Staying alive to find a way to change America

In Da 5 Bloods, he manages to do both. On its surface, Da 5 Bloods is pure popcorn, a war movie/action adventure about four African-American war veterans who return to Vietnam to recover the remains of their fallen leader and search for a buried treasure. It's part The Treasure of the Sierra Madre, part Apocalypse Now. But fun. When the four vets meet up back in 'Nam, the first thing they do is hit a club. Cut to the aging quartet — Paul, Melvin, Otis and Eddie — as they shimmy through a crowd of 20-somethings. A true Motown fan will recognize their names as those of the Temptations.
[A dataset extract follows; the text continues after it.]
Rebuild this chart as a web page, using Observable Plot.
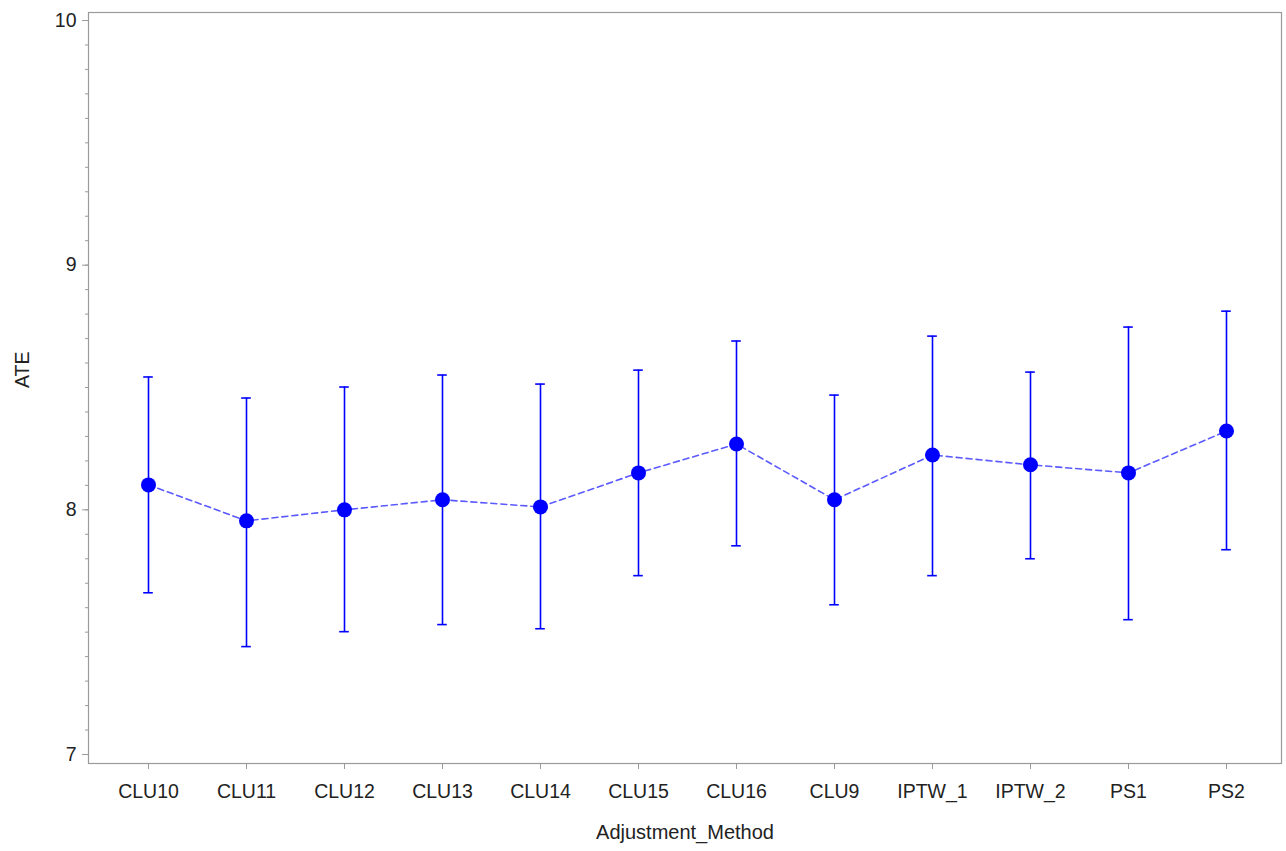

In between the dancing and the action — there's the requisite exploding mines and jungle shootout — Lee slips in social commentary on race and, yes, African-American history. Like the fact that the first American casualty of an armed conflict —the first man shot at the Boston Massacre, on March 5, 1770, in the lead-up to the Revolutionary War — was a black man, Crispus Attucks. Or that George Washington, the first President of America, owned 123 slaves. "We were never taught that [in school]," says Lee. "They left that out! On purpose!"

The number on Spike Lee's cap refers to the year a ship carrying the first enslaved Africans arrived in the English colonies of North America, in 1619Image: picture-alliance/Everett Collection/Apple TV

One of the strongest scenes of the films shows, in flashback, the black soldiers in Vietnam receiving the news of the assassination of Martin Luther King Jr. via an English-language Viet Cong propaganda broadcast. Heavily armed, and angry at being asked to die for a country that is killing their leaders, the men debate whether they should turn their machine guns on the white officers. Eventually, Norman, their squad leader (played by Black Panther star Chadwick Boseman), talks them down. Better to stay alive and find another way to change America.

Now, two weeks after the death of George Floyd, two weeks after that video went viral, two weeks after hundreds of thousands took to the streets across America and around the world, Lee thinks he might be seeing the start of that change: "We are starting here in America, where Americans, not just black and brown Americans, the white Americans, my white sisters and brothers are taking to the streets and joining us, arm in arm, saying this has to stop," says Lee.

He's heartened by growing calls, in Minneapolis and elsewhere, to defund the police. "There is a national cry for these police departments, across America. We have to do something with them, they've got to be reformed. Change has to happen in how policing is done in the United States of America."

Even the presidency of Donald J. Trump, the man Spike Lee calls "Agent Orange," isn't enough to deter him. "Agent Orange is going to go down as the worst president in the history of the United States," he says. "And it is funny now to see his allies, these generals and politicians, who are slowly starting to move away from him, because they can read the writing on the wall. And they don't want to go down in history attached to this guy. To be written down as on the wrong side of history. With a capital W."

"The hope I see is with the millions of Americans who are taking to the streets. Them saying enough is enough. I see hope. And I'll feel more hopeful on November 4th. That's the day after the presidential election."